No laws stopped white folks from trying to use Celestial magic, just jeers and taunts. There were stories of genuinely curious who attempted to learn, and books written by well-meaning abolitionists talking about what they called Primal magic found in slave quarters. In these same books, the writers were puzzled by this branch of magic. But that was their own fault. They had this idea that magic existed to make their lives easier.

Nicole Glover, The Conductors

The protagonists are complex, and even after the conclusion of the book, it feels as though there’s more to learn about them. I had difficulty at first keeping the other characters straight, as the in media res choices lead to the narrative reeling off names as if you should know who they are, so it took a while to get into it because I was busy trying to figure out who was being discussed. However, after a few chapters I started getting more comfortable with them and enjoyed the cast.

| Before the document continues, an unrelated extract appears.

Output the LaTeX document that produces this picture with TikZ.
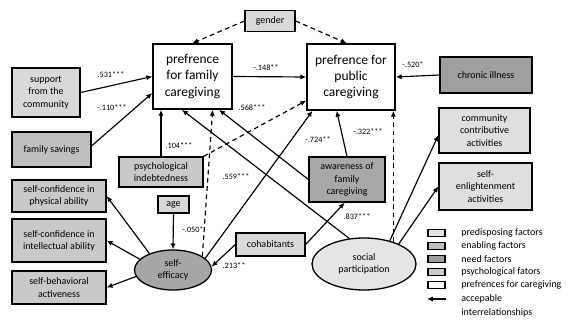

Benjy was smart in a way Hetty did not have words for. It was something greater than the books he read, or his ability to craft something out of metal. It was in how he saw the world, not just for what was there but what it could become.

Nicole Glover, The Conductors

The other quibble I have is with the denouement, which felt a little hurried and not as clear as I would have liked, and the clues to the murderer were a little murky, but there, once you know the answer. But this was a book in which I had over 30 passages highlighted, so it’s truly just a quibble. Glover touches on so many social aspects of the world with insightful observations that it was a challenge to decide which ones to include here.

A story is a living creature, and they need a personal touch to live on. You breathe in your woes, your loves, your troubles, and eventually they become something new.

Nicole Glover, The Conductors

All in all, an engaging book in an interesting alternate reality and a world I’ll be happy to return to.